Verso la cima del Galibier. Con un tempo da paura. |
Verso il Galibier, 27 Luglio 1998
Cinque chilometri dalla vetta ed un'acqua che Dio la manda a secchiate. Congelo nella tuta da motociclista mentre la nebbia sale lenta in stracci dalla valle. A tratti non si vede nulla. Fa talmente freddo che quando passa un'automobile bisogna ripararsi dall'aria che smuove. E' pieno Luglio e sembra una giornata di Novembre. Quando la corsa si avvicina non ci sono notizie certe. Pare che Pantani sia caduto sul Croix de Fer, ma nessuno sa nulla al proposito. Inutile sperare nelle vetture che precedono la corsa. Sono tutti ben chiusi all'interno, al calduccio. Non ho più un vestito asciutto, la mia tenda giù a Valloire è zuppa d'acqua. Dopo una settimana di Tour non ne posso più di aspettare, di viaggiare. La corsa incombe. Non si vede nulla ma si sentono le urla dei tifosi che dai tornanti più in basso urlano come pazzi. Le loro grida rimbalzano sulla roccia che mi sovrasta e cadono dall’alto come in un gioco che rende ancor più magico questo momento. Quando passano i primi? non sto più nella pelle. Ce n’è quattro davanti ed io non so nulla di ciò che accade dietro. Quando attacca Pantani?

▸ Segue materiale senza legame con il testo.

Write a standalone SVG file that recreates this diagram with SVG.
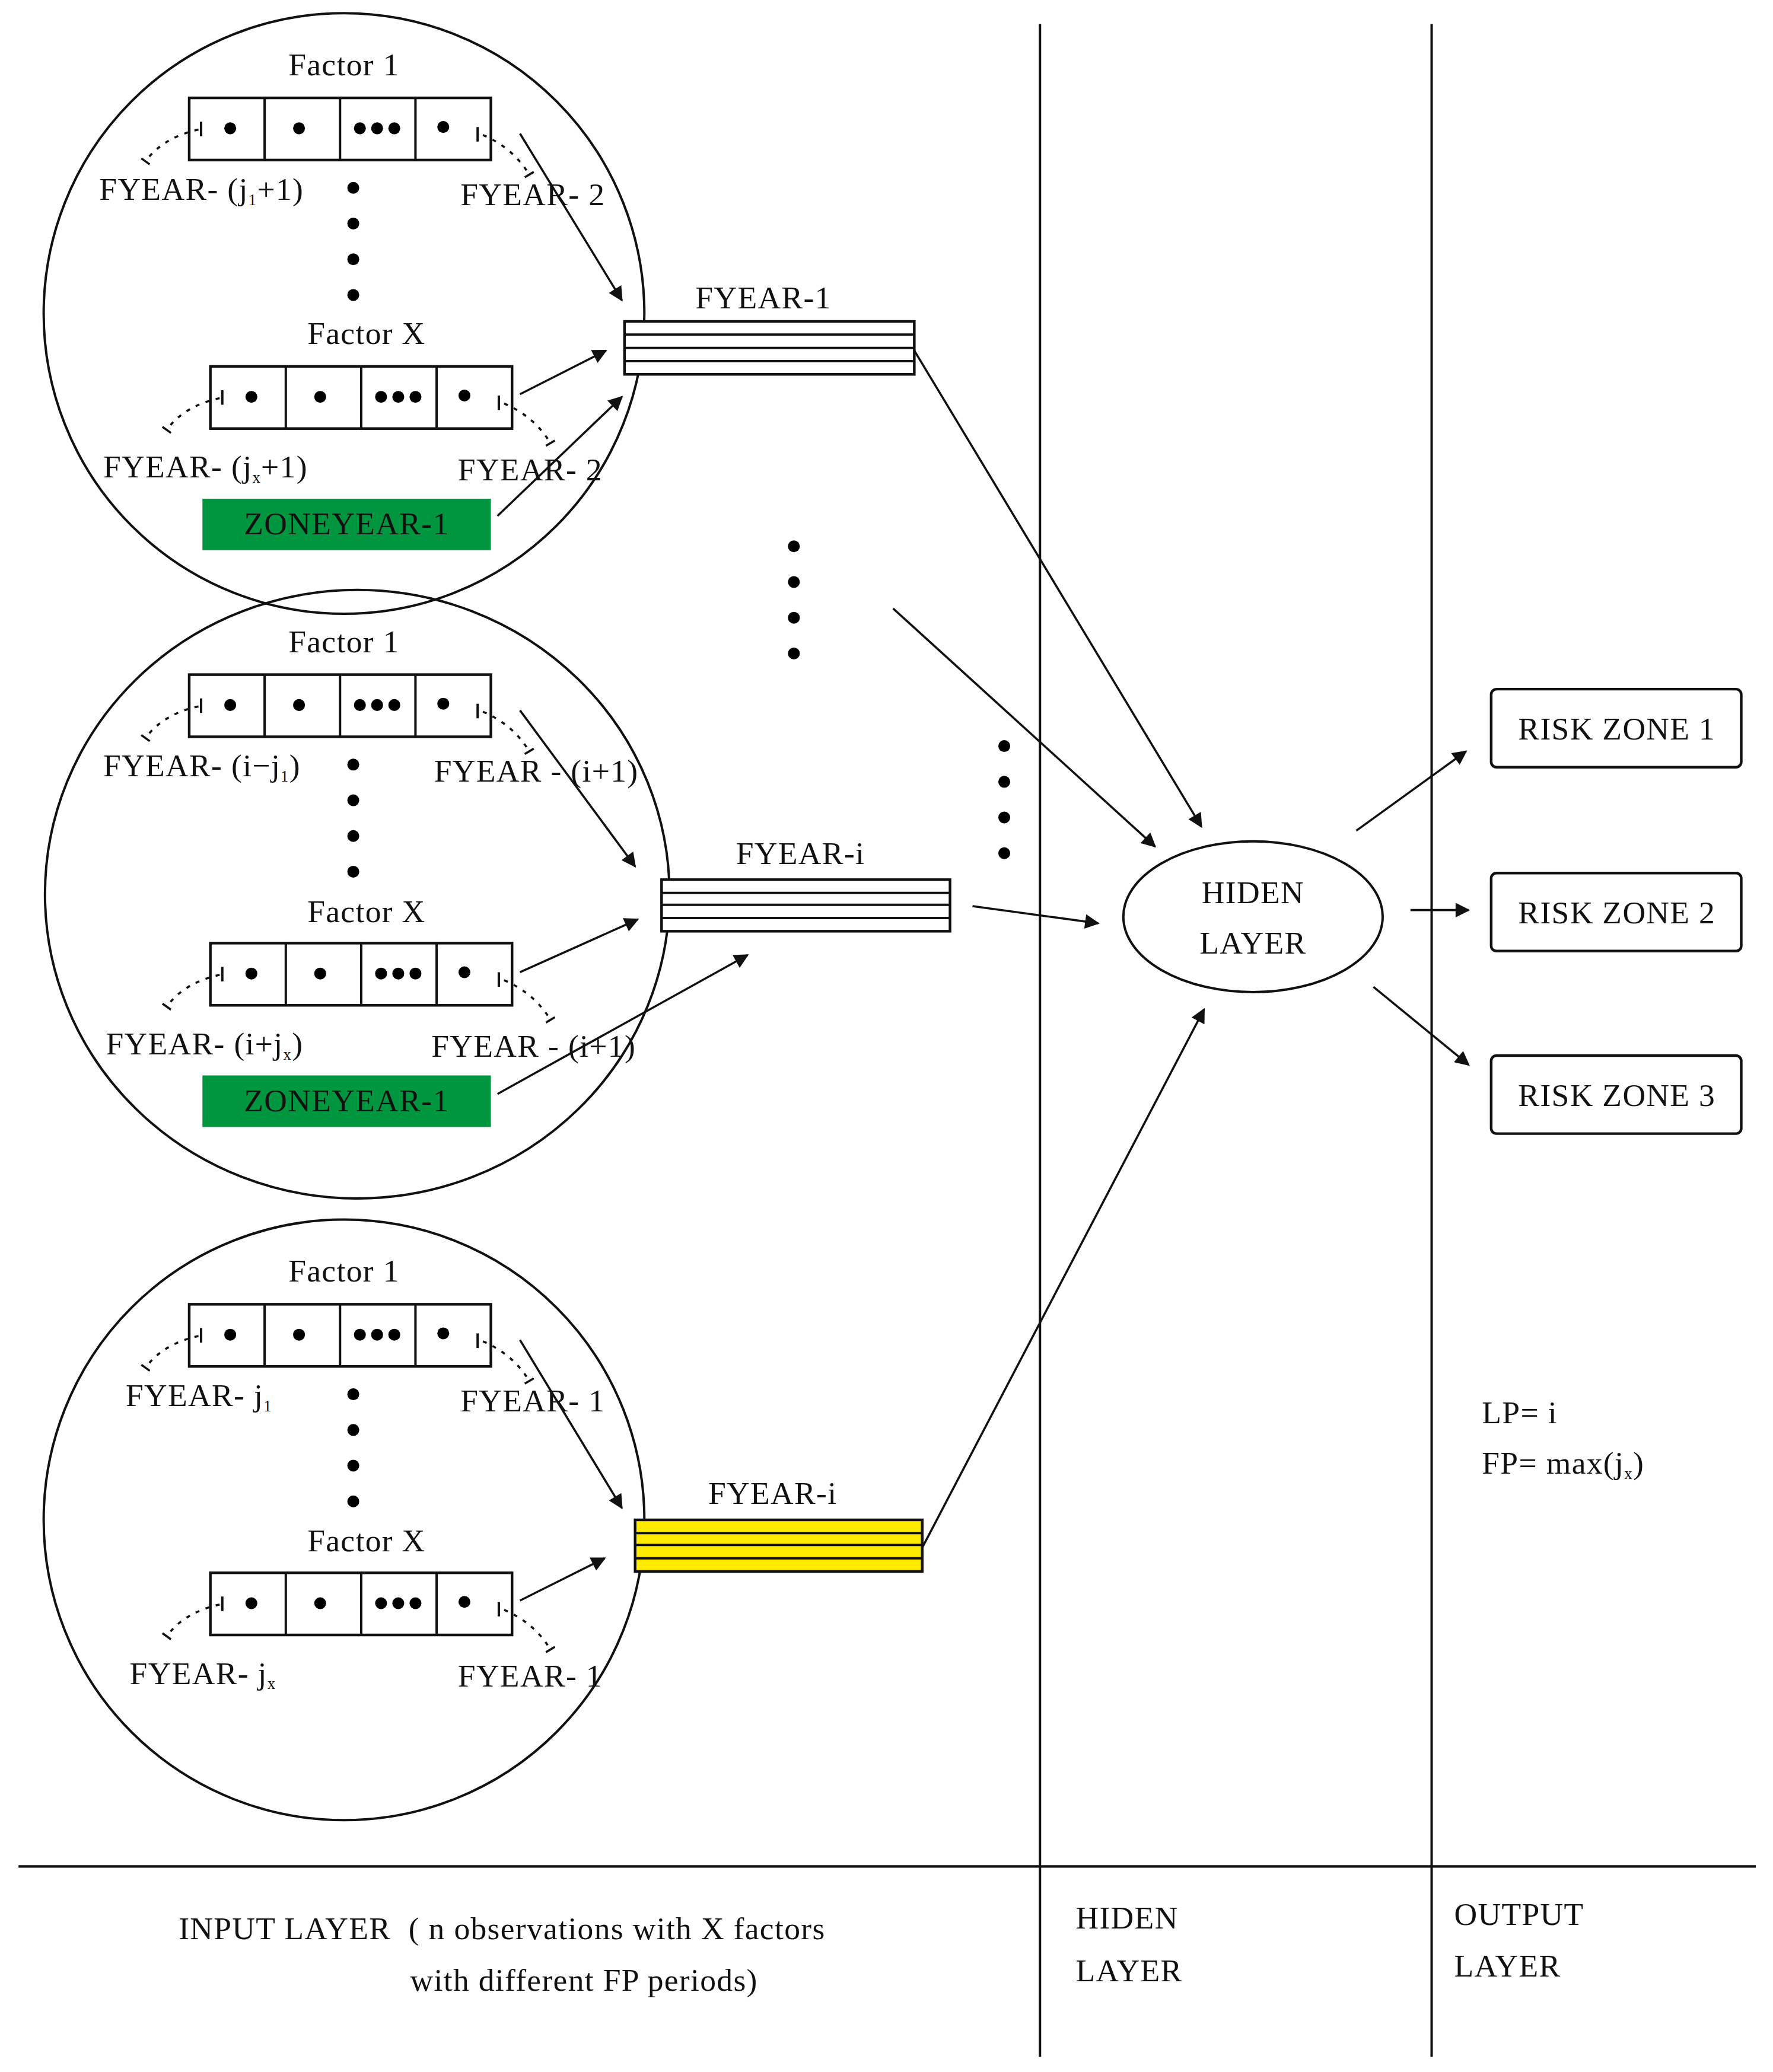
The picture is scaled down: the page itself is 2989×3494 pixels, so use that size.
<svg xmlns="http://www.w3.org/2000/svg" width="2989" height="3494" viewBox="0 0 2989 3494">
<style>
text{font-family:"Liberation Serif",serif;font-size:24px;letter-spacing:0.6px;fill:#111;white-space:pre}
.c{text-anchor:middle}
.ln{stroke:#111;stroke-width:1.8;fill:none}
.bx{stroke:#111;stroke-width:2;fill:#fff}
.dt{stroke:#111;stroke-width:1.6;fill:none;stroke-dasharray:3 5}
.ar{stroke:#111;stroke-width:1.6;fill:none;marker-end:url(#ah)}
</style>
<defs>
<marker id="ah" viewBox="0 0 10 10" refX="9" refY="5" markerWidth="14" markerHeight="11" markerUnits="userSpaceOnUse" orient="auto"><path d="M0,0L10,5L0,10z" fill="#111"/></marker>
<marker id="tk" viewBox="0 0 10 10" refX="5" refY="5" markerWidth="8" markerHeight="8" markerUnits="userSpaceOnUse" orient="auto"><path d="M5,0L5,10" stroke="#111" stroke-width="2"/></marker>
<g id="fbox">
<rect class="bx" x="0" y="0" width="228" height="47"/>
<path class="ln" d="M57,0V47M114,0V47M171,0V47"/>
<path class="ln" d="M9,18V29M218,22V33"/>
<circle cx="31" cy="23" r="4.5"/><circle cx="83" cy="23" r="4.5"/>
<circle cx="129" cy="23" r="4.5"/><circle cx="142" cy="23" r="4.5"/><circle cx="155" cy="23" r="4.5"/>
<circle cx="192" cy="22" r="4.5"/>
<path class="dt" d="M7,24Q-20,30-33,48" marker-end="url(#tk)"/>
<path class="dt" d="M222,28Q245,38,257,58" marker-end="url(#tk)"/>
</g>
<g id="vdots"><circle cx="0" cy="0" r="4.5"/><circle cx="0" cy="27" r="4.5"/><circle cx="0" cy="54" r="4.5"/><circle cx="0" cy="81" r="4.5"/></g>
</defs>
<rect width="2989" height="3494" fill="#fff"/>
<g transform="scale(2.2306)">
<g id="layout">
<path class="ln" d="M786,18V1555M1082,18V1555M14,1411H1327"/>
</g>
<g id="circle1">
<ellipse class="ln" cx="260" cy="237" rx="227" ry="227"/>
<text class="c" x="260" y="57">Factor 1</text>
<use href="#fbox" x="143" y="74"/>
<text x="75" y="151">FYEAR- (j<tspan font-size="12" dy="4">1</tspan><tspan dy="-4">+1)</tspan></text>
<text x="348" y="155">FYEAR- 2</text>
<use href="#vdots" x="267" y="142"/>
<text class="c" x="277" y="260">Factor X</text>
<use href="#fbox" x="159" y="277"/>
<text x="78" y="361">FYEAR- (j<tspan font-size="12" dy="4">x</tspan><tspan dy="-4">+1)</tspan></text>
<text x="346" y="363">FYEAR- 2</text>
<rect x="153" y="377" width="218" height="39" fill="#00963f"/>
<text class="c" x="262" y="404">ZONEYEAR-1</text>
</g>
<g id="circle2">
<ellipse class="ln" cx="270" cy="676" rx="236" ry="230"/>
<text class="c" x="260" y="493">Factor 1</text>
<use href="#fbox" x="143" y="510"/>
<text x="78" y="587">FYEAR- (i−j<tspan font-size="12" dy="4">1</tspan><tspan dy="-4">)</tspan></text>
<text x="328" y="591">FYEAR - (i+1)</text>
<use href="#vdots" x="267" y="578"/>
<text class="c" x="277" y="697">Factor X</text>
<use href="#fbox" x="159" y="713"/>
<text x="80" y="797">FYEAR- (i+j<tspan font-size="12" dy="4">x</tspan><tspan dy="-4">)</tspan></text>
<text x="326" y="799">FYEAR - (i+1)</text>
<rect x="153" y="813" width="218" height="39" fill="#00963f"/>
<text class="c" x="262" y="840">ZONEYEAR-1</text>
</g>
<g id="circle3">
<ellipse class="ln" cx="260" cy="1149" rx="227" ry="227"/>
<text class="c" x="260" y="969">Factor 1</text>
<use href="#fbox" x="143" y="986"/>
<text x="95" y="1063">FYEAR- j<tspan font-size="12" dy="4">1</tspan></text>
<text x="348" y="1067">FYEAR- 1</text>
<use href="#vdots" x="267" y="1054"/>
<text class="c" x="277" y="1173">Factor X</text>
<use href="#fbox" x="159" y="1189"/>
<text x="98" y="1273">FYEAR- j<tspan font-size="12" dy="4">x</tspan></text>
<text x="346" y="1275">FYEAR- 1</text>
</g>
<g id="fyear1">
<text class="c" x="577" y="233">FYEAR-1</text>
<rect class="bx" x="472" y="243" width="219" height="40" fill="none"/>
<path class="ln" d="M472,253H691M472,263H691M472,273H691"/>
</g>
<g id="fyeari">
<text class="c" x="605" y="653">FYEAR-i</text>
<rect class="bx" x="500" y="665" width="218" height="39" fill="none"/>
<path class="ln" d="M500,675H718M500,684H718M500,694H718"/>
</g>
<g id="fyeari2">
<text class="c" x="584" y="1137">FYEAR-i</text>
<rect x="480" y="1149" width="217" height="39" fill="#ffea00" stroke="#111" stroke-width="2"/>
<path class="ln" d="M480,1159H697M480,1168H697M480,1178H697"/>
</g>
<g id="dots">
<use href="#vdots" x="600" y="413"/>
<use href="#vdots" x="759" y="564"/>
</g>
<g id="hidden">
<ellipse class="ln" cx="947" cy="693" rx="98" ry="57"/>
<text class="c" x="947" y="683">HIDEN</text>
<text class="c" x="947" y="721">LAYER</text>
</g>
<g id="risk1"><rect class="bx" x="1127" y="521" width="189" height="59" rx="4"/><text class="c" x="1222" y="559">RISK ZONE 1</text></g>
<g id="risk2"><rect class="bx" x="1127" y="660" width="189" height="59" rx="4"/><text class="c" x="1222" y="698">RISK ZONE 2</text></g>
<g id="risk3"><rect class="bx" x="1127" y="798" width="189" height="59" rx="4"/><text class="c" x="1222" y="836">RISK ZONE 3</text></g>
<g id="notes">
<text x="1120" y="1076">LP= i</text>
<text x="1120" y="1114">FP= max(j<tspan font-size="12" dy="4">x</tspan><tspan dy="-4">)</tspan></text>
<text x="135" y="1466">INPUT LAYER  ( n observations with X factors</text>
<text x="310" y="1505">with different FP periods)</text>
<text x="813" y="1458">HIDEN</text>
<text x="813" y="1498">LAYER</text>
<text x="1099" y="1455">OUTPUT</text>
<text x="1099" y="1494">LAYER</text>
</g>
<g id="connectors">
<path class="ar" d="M393,101L470,227"/>
<path class="ar" d="M393,298L458,265"/>
<path class="ar" d="M376,390L470,300"/>
<path class="ar" d="M691,265L908,625"/>
<path class="ar" d="M675,460L873,640"/>
<path class="ar" d="M393,537L480,655"/>
<path class="ar" d="M393,735L482,695"/>
<path class="ar" d="M376,827L565,722"/>
<path class="ar" d="M735,685L830,698"/>
<path class="ar" d="M393,1013L470,1140"/>
<path class="ar" d="M393,1210L457,1178"/>
<path class="ar" d="M697,1170L910,763"/>
<path class="ar" d="M1025,628L1108,568"/>
<path class="ar" d="M1066,688L1110,688"/>
<path class="ar" d="M1038,746L1110,805"/>
</g>
</g>
</svg>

Cinque alla vetta, Pantani ha appena attaccato. Raggiunge e supera Escartin; comincia il volo. |
Valloire, 27 Luglio 1998
Scendono tutti a valle; qui non rimane più nessuno. Ma io dove vado? Piove ancora ed il cielo è basso. Non ne posso più di pioggia e di bagnato. Mi sono rifugiato presso un locale di Valloire, che sarebbe stato anche accogliente se non per il via vai di persone che c’era. Tanta fretta e tanta furia di andarsene via. Io no. Sono padrone del mio tempo o, se vogliamo, non so dove andare. E poi, dove andare dopo una giornata così? Mai vista una corsa così avvincente, mai assistito ad un avvenimento così emozionante. Pantani è passato di fianco a me superando Escartin a velocità doppia. Poi ho trovato rifugio vicino ad un camper di Tedeschi molto attrezzato. Grazie alla parabolica ho visto il passaggio in vetta dove Pantani aveva già rifilato oltre due minuti e mezzo ad Ullrich. A quel punto i Tedeschi erano senza parole; ho preferito scendere a valle perché il tempo peggiorava ed avevo paura di rimanere bloccato dalla nebbia. Poco prima di Valloire era allestito un tendone gigantesco, con decine di persone che guardavano un grosso schermo; mi sono fermato e mi sono gustato gli ultimi chilometri di Pantani che, da solo, si andava a prendere la maglia ed il Tour. Gli Italiani urlavano e si abbracciavano saltando, cantando, ridendo e gioendo. Gli altri applaudivano. Dopo tanti anni di trasferte a guardare gli altri vincere stavolta tutti guardavano noi.
Gli altri scendono a valle ed io rimango qui; ancora stanotte, ai piedi di una montagna che non si vede. Sento il rumore del ruscello che solca il paese. Non ho un posto dove andare, ne qualcuno con cui parlare ma stasera, se Dio vuole, non me ne frega niente.